Se parliamo di ricambio generazionale penso che, da un certo punto di vista, un settantenne come Violante che porta avanti principi umani con un’autorevolezza da vendere valga più di un ventenne che non ha esperienza. D’altra parte, così tanti giovani hanno talenti ed energie eccezionali. Il problema del Paese è avere corpi intermedi in cui queste risorse possano crescere ed essere messe a disposizione di tutti. Questo è il valore del Meeting.

In che senso?

Il Meeting è un modello del dialogo possibile tra anime diverse che ha come obiettivo il bene comune. È un punto di discontinuità in un clima politico dominato da lotte tra fazioni. Ciò che serve al Paese sono aggregazioni che non si sclerotizzino e non diventino autoreferenziali, ma in cui non venga mai meno il desiderio di imparare, approfondire, costruire.

Non significa annacquare il cambiamento?

No, il contrario. In Italia ogni nuovo gruppo di potere da 25 anni a questa parte ripete il medesimo schema fal- limentare perché il cambiamento non poggia su una educazione della persona alla felicità. In tanti pensano che questo fattore sia marginale ma le esperienze che noi portiamo al Meeting dicono l’esatto contrario: il cambiamento deve iniziare nella persona per non essere una ripetizione dello stesso schema. Siamo in un cambiamento d’epoca come dice il Papa. Ma questo è anche un’opportunità: dopo trecento anni di antropologia negativa dobbiamo tornare a credere che è possibile, ad esempio, un’economia giusta, cioè un’economia per le persone e una politica fatta di partiti radicati nella popolazione e non in mano a uomini soli al comando: i problemi sono così complessi che richiedono squadre che lavorano insieme e partiti densi, non liquidi o leggeri, non massimalisti, che vivano la politica come arte del possibile e del compromesso.

Cosa pensate del cambiamento istituzionale invocato da Giorgetti al Meeting?

Che serve una riforma costituzionale ma che deve essere fatta da uomini alla De Gasperi. Non si può prescindere dal Parlamento se non si vuole accelerare una svolta autoritaria; il Parlamento può essere cancellato per legge ma anche di fatto, svuotandolo di poteri.

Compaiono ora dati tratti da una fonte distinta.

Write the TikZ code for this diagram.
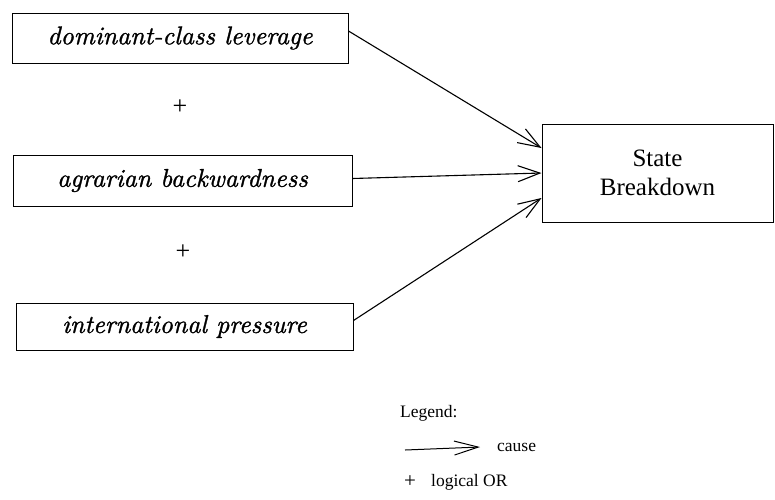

Tuttavia penso che se non si inizia a pensare che gli altri sono innanzitutto un bene, non avremo vere riforme: guardate la Francia, Macron ha stravinto e ora è in caduta libera.

Il Meeting ha 40 anni: cambierà format?

Il Meeting cambia ogni anno perché è fatto da persone che desiderano crescere, imparare, riflettere. Dalla mostra Exoplanets alla MeshArea, molte delle esposizioni e delle iniziative di dibattito sono state curate da giovani tra i 20 e i 30 anni. Non fanno più i volontari ma pensano e fanno il Meeting. Per noi cambiare è innanzitutto rinnovare il soggetto che 'fa'. Chi fa il Meeting inoltre non è solo Cl ma sono soggetti diversi: Violante, Wael Farouk, Joseph Weiler, i giovani nuovi italiani, ciascuno di loro fa pezzi di Meeting. Questo cambierà anche il format: un Meeting giovane desidera anche lo street food oltre ai ristoranti e le app oltre che i pannelli nelle mostre.